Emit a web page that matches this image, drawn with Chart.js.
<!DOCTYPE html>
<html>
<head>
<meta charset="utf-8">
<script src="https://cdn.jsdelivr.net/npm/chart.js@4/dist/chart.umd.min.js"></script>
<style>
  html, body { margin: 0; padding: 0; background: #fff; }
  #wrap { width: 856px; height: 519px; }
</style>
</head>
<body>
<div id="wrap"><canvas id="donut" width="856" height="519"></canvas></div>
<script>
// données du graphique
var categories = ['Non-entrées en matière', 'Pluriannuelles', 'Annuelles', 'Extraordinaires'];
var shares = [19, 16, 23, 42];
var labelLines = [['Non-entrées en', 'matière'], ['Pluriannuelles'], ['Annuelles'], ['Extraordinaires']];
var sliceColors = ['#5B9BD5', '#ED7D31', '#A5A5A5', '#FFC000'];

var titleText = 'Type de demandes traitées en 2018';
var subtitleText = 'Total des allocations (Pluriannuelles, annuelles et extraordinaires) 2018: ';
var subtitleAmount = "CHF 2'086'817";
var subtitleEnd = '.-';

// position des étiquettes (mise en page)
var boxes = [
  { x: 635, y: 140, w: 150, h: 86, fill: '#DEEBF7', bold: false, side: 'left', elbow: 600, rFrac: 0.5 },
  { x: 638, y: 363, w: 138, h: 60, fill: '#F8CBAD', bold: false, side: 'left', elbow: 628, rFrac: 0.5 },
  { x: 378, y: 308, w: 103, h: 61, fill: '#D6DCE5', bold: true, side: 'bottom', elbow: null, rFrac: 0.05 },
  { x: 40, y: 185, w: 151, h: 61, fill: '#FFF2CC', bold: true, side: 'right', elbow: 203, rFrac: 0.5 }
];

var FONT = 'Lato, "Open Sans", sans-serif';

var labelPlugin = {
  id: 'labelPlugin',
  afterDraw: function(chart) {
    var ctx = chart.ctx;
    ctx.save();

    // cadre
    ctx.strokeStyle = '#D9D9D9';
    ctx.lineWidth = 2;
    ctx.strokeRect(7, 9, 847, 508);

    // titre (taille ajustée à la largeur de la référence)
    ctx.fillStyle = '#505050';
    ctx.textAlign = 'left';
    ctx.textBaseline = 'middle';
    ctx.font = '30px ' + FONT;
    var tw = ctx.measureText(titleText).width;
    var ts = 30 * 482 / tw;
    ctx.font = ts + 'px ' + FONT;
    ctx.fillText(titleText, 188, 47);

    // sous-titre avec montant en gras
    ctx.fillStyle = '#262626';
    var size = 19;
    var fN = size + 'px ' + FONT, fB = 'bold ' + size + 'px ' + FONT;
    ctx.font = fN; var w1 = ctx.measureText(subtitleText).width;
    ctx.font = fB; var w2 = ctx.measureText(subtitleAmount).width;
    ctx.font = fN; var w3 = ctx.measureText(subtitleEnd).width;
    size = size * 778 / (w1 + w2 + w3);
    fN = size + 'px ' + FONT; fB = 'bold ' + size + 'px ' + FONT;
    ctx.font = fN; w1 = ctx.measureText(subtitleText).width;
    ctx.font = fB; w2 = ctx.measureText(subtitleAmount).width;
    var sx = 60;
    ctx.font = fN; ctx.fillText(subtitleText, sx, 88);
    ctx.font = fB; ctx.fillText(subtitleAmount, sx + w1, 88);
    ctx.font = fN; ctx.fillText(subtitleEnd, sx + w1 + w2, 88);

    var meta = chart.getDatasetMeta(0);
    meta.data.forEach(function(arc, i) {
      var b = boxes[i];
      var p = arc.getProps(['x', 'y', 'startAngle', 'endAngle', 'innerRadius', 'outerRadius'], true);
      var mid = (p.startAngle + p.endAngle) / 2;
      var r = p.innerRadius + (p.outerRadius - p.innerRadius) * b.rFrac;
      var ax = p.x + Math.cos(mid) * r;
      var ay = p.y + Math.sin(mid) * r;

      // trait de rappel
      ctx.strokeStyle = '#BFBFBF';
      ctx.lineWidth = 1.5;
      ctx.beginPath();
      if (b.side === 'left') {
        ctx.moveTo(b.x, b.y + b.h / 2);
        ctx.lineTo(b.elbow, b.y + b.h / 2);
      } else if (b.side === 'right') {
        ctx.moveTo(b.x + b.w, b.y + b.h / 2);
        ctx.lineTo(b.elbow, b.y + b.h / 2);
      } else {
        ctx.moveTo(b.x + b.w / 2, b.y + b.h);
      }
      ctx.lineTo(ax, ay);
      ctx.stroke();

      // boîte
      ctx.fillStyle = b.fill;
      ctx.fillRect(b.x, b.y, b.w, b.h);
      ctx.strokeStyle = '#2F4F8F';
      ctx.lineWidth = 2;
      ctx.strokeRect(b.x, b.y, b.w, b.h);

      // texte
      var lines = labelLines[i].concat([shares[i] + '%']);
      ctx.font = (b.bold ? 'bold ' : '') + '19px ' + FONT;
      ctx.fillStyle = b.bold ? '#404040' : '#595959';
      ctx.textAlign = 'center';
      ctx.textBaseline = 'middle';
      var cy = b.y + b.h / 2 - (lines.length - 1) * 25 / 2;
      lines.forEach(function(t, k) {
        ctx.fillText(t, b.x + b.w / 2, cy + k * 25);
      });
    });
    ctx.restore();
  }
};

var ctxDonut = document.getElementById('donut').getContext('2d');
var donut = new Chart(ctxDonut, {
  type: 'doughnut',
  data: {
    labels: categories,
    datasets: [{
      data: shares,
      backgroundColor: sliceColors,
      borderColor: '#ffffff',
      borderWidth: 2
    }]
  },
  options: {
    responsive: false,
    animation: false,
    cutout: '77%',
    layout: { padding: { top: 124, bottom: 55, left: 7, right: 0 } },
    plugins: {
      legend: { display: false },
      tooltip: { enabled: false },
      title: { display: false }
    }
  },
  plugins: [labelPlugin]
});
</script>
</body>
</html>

--

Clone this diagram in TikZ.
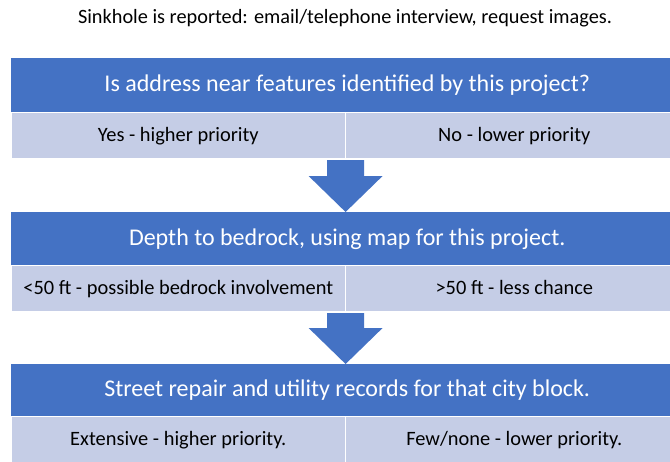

---

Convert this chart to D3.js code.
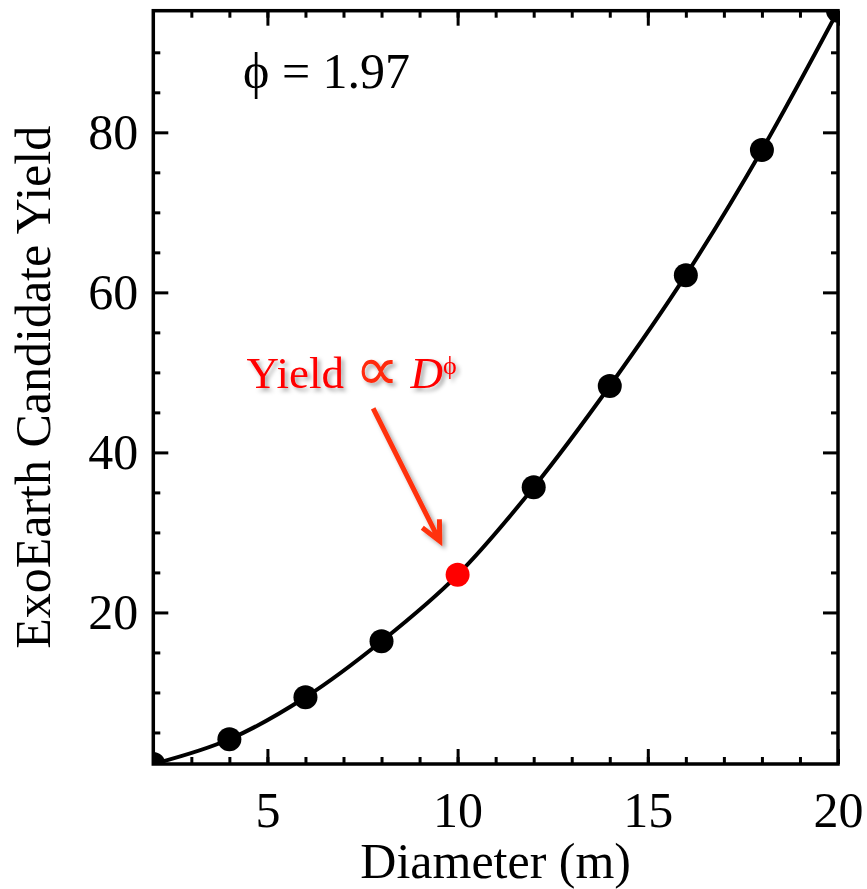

▸ Written request: Check each line above for the string "page" and show the ones that have it.

▸ Correct output:
Emit a web page that matches this image, drawn with Chart.js.
// position des étiquettes (mise en page)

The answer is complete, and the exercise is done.